Li Chen
Publications
Entropy-Guided Data-Efficient Training for Multimodal Reasoning Reward Models
Multimodal reward models are crucial for aligning multimodal large language models with human preferences. Recent works have incorporated reasoning capabilities into these models, achieving promising results. However, training these models suffers from two critical challenges: (1) the inherent noise in preference datasets, which degrades model performance, and (2) the inefficiency of conventional training methods, which ignore the differences in sample difficulty. In this paper, we identify a strong correlation between response entropy and accuracy, indicating that entropy can serve as a reliable and unsupervised proxy for annotation noise and sample difficulty. Based on this insight, we propose a novel Entropy-Guided Training (EGT) approach for multimodal reasoning reward models, which combines two strategies: (1) entropy-guided data curation to mitigate the impact of unreliable samples, and (2) an entropy-guided training strategy that progressively introduces more complex examples. Extensive experiments across three benchmarks show that the EGT-trained model consistently outperforms state-of-the-art multimodal reward models.
Real-Time Trend Prediction via Continually-Aligned LLM Query Generation
Trending news detection in low-traffic search environments faces a fundamental cold-start problem, where a lack of query volume prevents systems from identifying emerging or long-tail trends. Existing methods relying on keyword frequency or query spikes are inherently slow and ineffective in these sparse settings, lagging behind real-world shifts in attention. We introduce RTTP, a novel Real-Time Trending Prediction framework that generates search queries directly from news content instead of waiting for users to issue them. RTTP leverages a continual learning LLM (CL-LLM) that converts posts into search-style queries and scores them using engagement strength + creator authority, enabling early trend surfacing before search volume forms. To ensure adaptation without degrading reasoning, we propose Mix-Policy DPO, a new preference-based continual learning approach that combines on-policy stability with off-policy novelty to mitigate catastrophic forgetting during model upgrades.

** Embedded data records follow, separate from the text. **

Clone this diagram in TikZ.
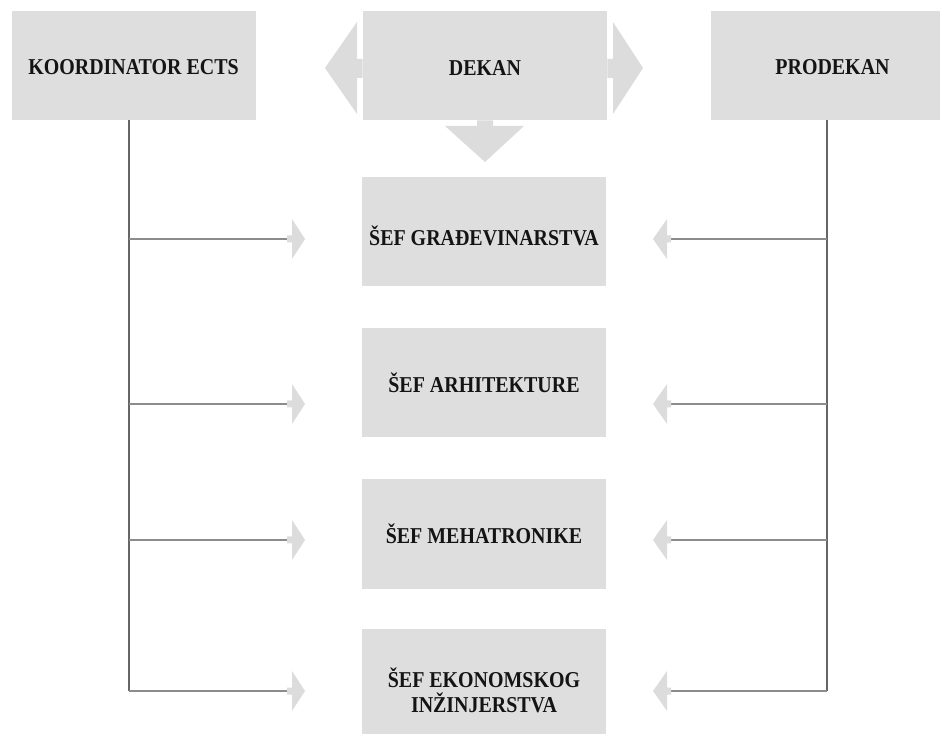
\documentclass[tikz,border=0pt]{standalone}
\usepackage{fontspec}
\setmainfont{Liberation Serif}[FakeStretch=0.88]
% lower a label inside its box without changing the box's size
\newcommand{\lowered}[2]{\raisebox{-#1}[\height][\depth]{#2}}
\begin{document}
\begin{tikzpicture}[x=0.75pt,y=-0.75pt]
  \definecolor{boxgray}{HTML}{DEDEDE}
  \definecolor{arrowgray}{HTML}{DCDCDC}
  \definecolor{trunkgray}{HTML}{666666}
  \definecolor{branchgray}{HTML}{8C8C8C}
  \definecolor{inkblack}{HTML}{141414}
  \tikzset{
    unit/.style={fill=boxgray, draw=none, minimum width=183pt, minimum height=82pt,
      inner sep=0pt, align=center, text=inkblack, font=\fontsize{17}{20}\selectfont\bfseries},
    trunk/.style={draw=trunkgray, line width=0.8pt},
    branch/.style={draw=branchgray, line width=0.8pt},
    fatarrow/.style={fill=arrowgray, draw=none},
    % small block arrowheads, anchored at the end of their line
    headR/.pic={\fill[fatarrow] (0,-3.5) -- (5,-3.5) -- (5,-20) -- (18,0) -- (5,20) -- (5,3.5) -- (0,3.5) -- cycle;},
    headL/.pic={\fill[fatarrow] (0,-3.5) -- (-4,-3.5) -- (-4,-20) -- (-18,0) -- (-4,20) -- (-4,3.5) -- (0,3.5) -- cycle;}
  }
  \useasboundingbox (0,0) rectangle (940,734);
  \clip (0,0) rectangle (940,734);

  % top row
  \node[unit] (koord) at (133.5,65.5) {\lowered{1.5pt}{KOORDINATOR ECTS}};
  \node[unit] (dekan) at (485,65.5) {\lowered{2pt}{DEKAN}};
  \node[unit] (prodekan) at (832.5,65.5) {\lowered{1.5pt}{PRODEKAN}};

  % departments
  \node[unit] (gradj) at (484,231.5) {\lowered{3pt}{ŠEF GRAĐEVINARSTVA}};
  \node[unit] (arh) at (484,382.5) {ŠEF ARHITEKTURE};
  \node[unit] (meh) at (484,534) {ŠEF MEHATRONIKE};
  \node[unit] (eko) at (484,683.5) {\lowered{5pt}{\shortstack{ŠEF EKONOMSKOG\\[0.5pt]INŽINJERSTVA}}};

  % block arrows around the dean's box
  \fill[fatarrow] (dekan.west |- 0,59) -- (357,59) -- (357,22) -- (325,68) -- (357,114)
    -- (357,78) -- (dekan.west |- 0,78) -- cycle;
  \fill[fatarrow] (dekan.east |- 0,59) -- (613,59) -- (613,22) -- (643,68) -- (613,114)
    -- (613,78) -- (dekan.east |- 0,78) -- cycle;
  \fill[fatarrow] (477,0 |- dekan.south) -- (477,126) -- (445,126) -- (485,162) -- (524,126)
    -- (493,126) -- (493,0 |- dekan.south) -- cycle;

  % coordinator trunk and branches
  \coordinate (kTop) at (129,0 |- koord.south);
  \coordinate (kB1) at (129,239);
  \coordinate (kB2) at (129,404);
  \coordinate (kB3) at (129,540);
  \coordinate (kB4) at (129,691);
  \coordinate (kE1) at (287,239);
  \coordinate (kE2) at (287,404);
  \coordinate (kE3) at (287,540);
  \coordinate (kE4) at (287,691);
  \draw[trunk] (kTop) -- (kB4);
  \foreach \i in {1,2,3,4} {
    \draw[branch] (kB\i) -- (kE\i);
    \pic at (kE\i) {headR};
  }

  % vice-dean trunk and branches
  \coordinate (pTop) at (827,0 |- prodekan.south);
  \coordinate (pB1) at (827,239);
  \coordinate (pB2) at (827,404);
  \coordinate (pB3) at (827,540);
  \coordinate (pB4) at (827,691);
  \coordinate (pE1) at (671,239);
  \coordinate (pE2) at (671,404);
  \coordinate (pE3) at (671,540);
  \coordinate (pE4) at (671,691);
  \draw[trunk] (pTop) -- (pB4);
  \foreach \i in {1,2,3,4} {
    \draw[branch] (pB\i) -- (pE\i);
    \pic at (pE\i) {headL};
  }
\end{tikzpicture}
\end{document}
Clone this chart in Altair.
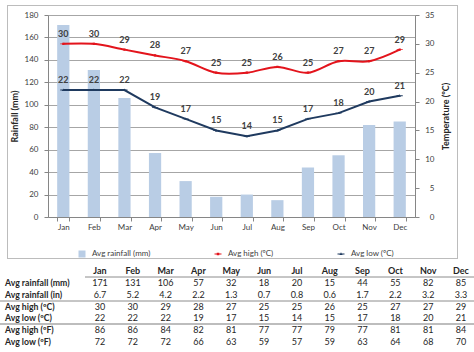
import altair as alt
import pandas as pd

# ---------------- data ----------------
months = ["Jan", "Feb", "Mar", "Apr", "May", "Jun", "Jul", "Aug", "Sep", "Oct", "Nov", "Dec"]
rain_mm = [171, 131, 106, 57, 32, 18, 20, 15, 44, 55, 82, 85]
rain_in = [6.7, 5.2, 4.2, 2.2, 1.3, 0.7, 0.8, 0.6, 1.7, 2.2, 3.2, 3.3]
high_c = [30, 30, 29, 28, 27, 25, 25, 26, 25, 27, 27, 29]
low_c = [22, 22, 22, 19, 17, 15, 14, 15, 17, 18, 20, 21]
high_f = [86, 86, 84, 82, 81, 77, 77, 79, 77, 81, 81, 84]
low_f = [72, 72, 72, 66, 63, 59, 57, 59, 63, 64, 68, 70]

series = ["Avg rainfall (mm)", "Avg high (ºC)", "Avg low (ºC)"]
row_names = ["Avg rainfall (mm)", "Avg rainfall (in)", "Avg high (ºC)",
             "Avg low (ºC)", "Avg high (ºF)", "Avg low (ºF)"]

# ---------------- tables built from the arrays ----------------
rain_df = pd.DataFrame({"month": months, "rain": rain_mm, "series": series[0]})
temp_df = pd.concat([
    pd.DataFrame({"month": months, "temp": high_c, "series": series[1]}),
    pd.DataFrame({"month": months, "temp": low_c, "series": series[2]}),
], ignore_index=True)

table_rows = [
    (row_names[0], [str(v) for v in rain_mm]),
    (row_names[1], [f"{v:.1f}" for v in rain_in]),
    (row_names[2], [str(v) for v in high_c]),
    (row_names[3], [str(v) for v in low_c]),
    (row_names[4], [str(v) for v in high_f]),
    (row_names[5], [str(v) for v in low_f]),
]
cells = []
for name, vals in table_rows:
    for m, t in zip(months, vals):
        cells.append({"row": name, "month": m, "text": t})
cells_df = pd.DataFrame(cells)
header_df = pd.DataFrame({"row": "hdr", "month": months, "text": months})
rowlab_df = pd.DataFrame({"row": row_names})

FONT = "Lato"
TXT = "#262626"
AX = "#868686"

colors = ["#b9cde5", "#e3141c", "#1f3a5f"]
shapes = [
    "M-0.5,-0.5H0.5V0.5H-0.5Z",
    "M-0.5,-0.07H0.5V0.07H-0.5Z M-0.18,-0.18H0.18V0.18H-0.18Z",
    "M-0.5,-0.07H0.5V0.07H-0.5Z M0,-0.24L0.22,0.16H-0.22Z",
]
color_scale = alt.Scale(domain=series, range=colors)
shape_scale = alt.Scale(domain=series, range=shapes)

legend = alt.Legend(title=None, orient="none", legendX=27, legendY=232,
                    direction="horizontal", symbolSize=196, symbolStrokeWidth=0,
                    labelFont=FONT, labelFontSize=8, labelColor="#404040",
                    columnPadding=60, labelOffset=3, padding=0)

x_axis = alt.Axis(title=None, tickBand="extent", domainColor=AX, tickColor=AX,
                  tickSize=4, labelPadding=2, labelFontSize=8, labelColor="#404040",
                  labelAngle=0, labelFont=FONT, grid=False)
x_chart = alt.X("month:N", sort=months,
                scale=alt.Scale(domain=months, paddingInner=0.6, paddingOuter=0.3),
                axis=x_axis)

left_axis = alt.Axis(values=list(range(0, 181, 20)), title="Rainfall (mm)", grid=True,
                     gridColor="#a6a6a6", domainColor=AX, tickColor=AX, tickSize=4,
                     labelPadding=6, labelFontSize=8, labelColor="#404040", labelFont=FONT,
                     titleFont=FONT, titleFontSize=9, titleFontWeight="bold",
                     titleColor=TXT, titlePadding=5)
right_axis = alt.Axis(orient="right", values=list(range(0, 36, 5)),
                      title="Temperature (ºC)", grid=False, domainColor=AX,
                      tickColor=AX, tickSize=4, labelPadding=15, labelAlign="right",
                      labelFontSize=8, labelColor="#404040", labelFont=FONT,
                      titleFont=FONT, titleFontSize=9, titleFontWeight="bold",
                      titleColor=TXT, titlePadding=16, titleAngle=270)
y_temp = alt.Y("temp:Q", scale=alt.Scale(domain=[0, 35]), axis=right_axis)

bars = alt.Chart(rain_df).mark_bar().encode(
    x=x_chart,
    y=alt.Y("rain:Q", scale=alt.Scale(domain=[0, 180]), axis=left_axis),
    color=alt.Color("series:N", scale=color_scale, legend=legend),
)

high_line = alt.Chart(temp_df).transform_filter(
    alt.datum.series == series[1]
).mark_line(color=colors[1], strokeWidth=2, interpolate="catmull-rom").encode(x=x_chart, y=y_temp)
low_line = alt.Chart(temp_df).transform_filter(
    alt.datum.series == series[2]
).mark_line(color=colors[2], strokeWidth=2).encode(x=x_chart, y=y_temp)
pts = alt.Chart(temp_df).mark_point(filled=True, size=150, opacity=1).encode(
    x=x_chart, y=y_temp,
    color=alt.Color("series:N", scale=color_scale, legend=legend),
    shape=alt.Shape("series:N", scale=shape_scale, legend=legend),
)
lbls = alt.Chart(temp_df).mark_text(dy=-10, font=FONT, fontSize=9, fontWeight="bold",
                                    color="#404040").encode(x=x_chart, y=y_temp, text="temp:Q")

temp_layer = alt.layer(high_line, low_line, pts, lbls)
chart_layer = alt.layer(bars, temp_layer).resolve_scale(y="independent")

# ---------------- table ----------------
tx = alt.X("month:N", sort=months,
           scale=alt.Scale(type="point", domain=months, range=[52, 413], padding=0), axis=None)
ty = alt.Y("row:N", scale=alt.Scale(type="point", domain=["hdr"] + row_names,
                                    range=[256, 327], padding=0), axis=None)

hdr = alt.Chart(header_df).mark_text(font=FONT, fontSize=9, fontWeight="bold",
                                     color=TXT).encode(x=tx, y=ty, text="text:N")
vals = alt.Chart(cells_df).mark_text(font=FONT, fontSize=9, color=TXT).encode(
    x=tx, y=ty, text="text:N")
rlab = alt.Chart(rowlab_df).mark_text(font=FONT, fontSize=8.7, fontWeight="bold",
                                      color=TXT, align="left").encode(
    x=alt.value(-43), y=ty, text="row:N")
table_layer = alt.layer(hdr, vals, rlab)

FR = "#bcbcbc"
frame_df = pd.DataFrame({"k": [1]})
frame_top = alt.Chart(frame_df).mark_rule(color=FR, strokeWidth=1).encode(
    x=alt.value(-41), x2=alt.value(410), y=alt.value(-9.5))
frame_bot = alt.Chart(frame_df).mark_rule(color=FR, strokeWidth=1).encode(
    x=alt.value(-41), x2=alt.value(410), y=alt.value(243.5))
frame_l = alt.Chart(frame_df).mark_rule(color=FR, strokeWidth=1).encode(
    x=alt.value(-40.5), y=alt.value(-10), y2=alt.value(244))
frame_r = alt.Chart(frame_df).mark_rule(color=FR, strokeWidth=1).encode(
    x=alt.value(409.5), y=alt.value(-10), y2=alt.value(244))

one = alt.Data(values=[{"k": 1}])
rule1 = alt.Chart(one).mark_rule(color="#8c8c8c", strokeWidth=1).encode(
    x=alt.value(37), x2=alt.value(426), y=alt.value(262))
rule2 = alt.Chart(one).mark_rule(color="#8c8c8c", strokeWidth=1).encode(
    x=alt.value(-48), x2=alt.value(426), y=alt.value(286))
rule3 = alt.Chart(one).mark_rule(color="#bdbdbd", strokeWidth=2).encode(
    x=alt.value(-48), x2=alt.value(426), y=alt.value(309))

chart = alt.layer(frame_top, frame_bot, frame_l, frame_r, chart_layer, table_layer,
                  rule1, rule2, rule3).resolve_scale(
    x="independent", y="independent"
).properties(
    width=367, height=202,
    padding={"left": 48, "top": 15, "right": 59, "bottom": 135},
    autosize=alt.AutoSizeParams(type="none"),
    background="white",
).configure_view(strokeWidth=0).configure(font=FONT)

chart.save("out.html", embed_options={"renderer": "svg", "actions": False})
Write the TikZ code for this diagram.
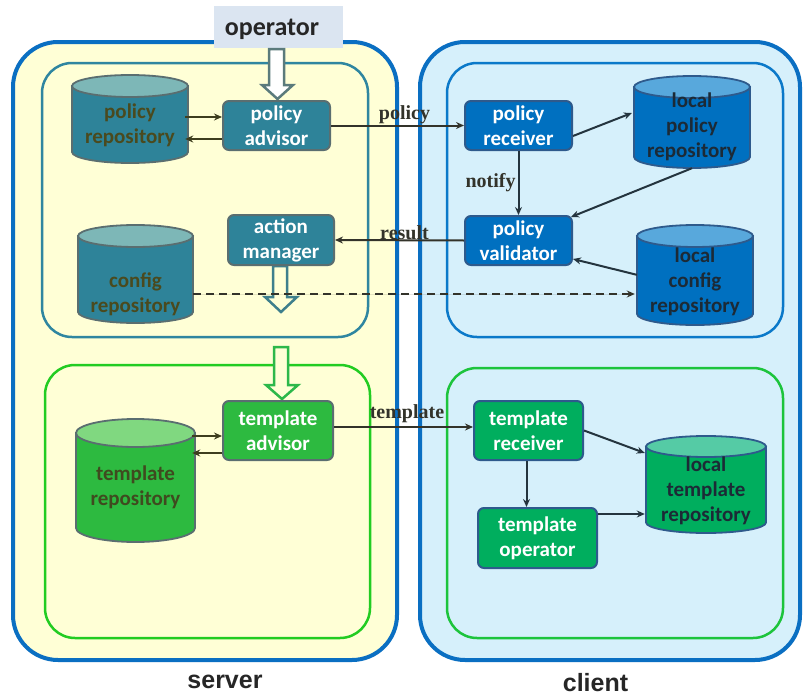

Deployed at production scale on Facebook and Meta AI products, RTTP delivers +91.4% improvement in tail-trend detection precision@500 and +19% query generation accuracy over industry baselines, while sustaining stable performance after multi-week online training. This work demonstrates that LLM-generated synthetic search signals, when aligned and continually updated, unlock timely trend understanding in low-traffic search environments.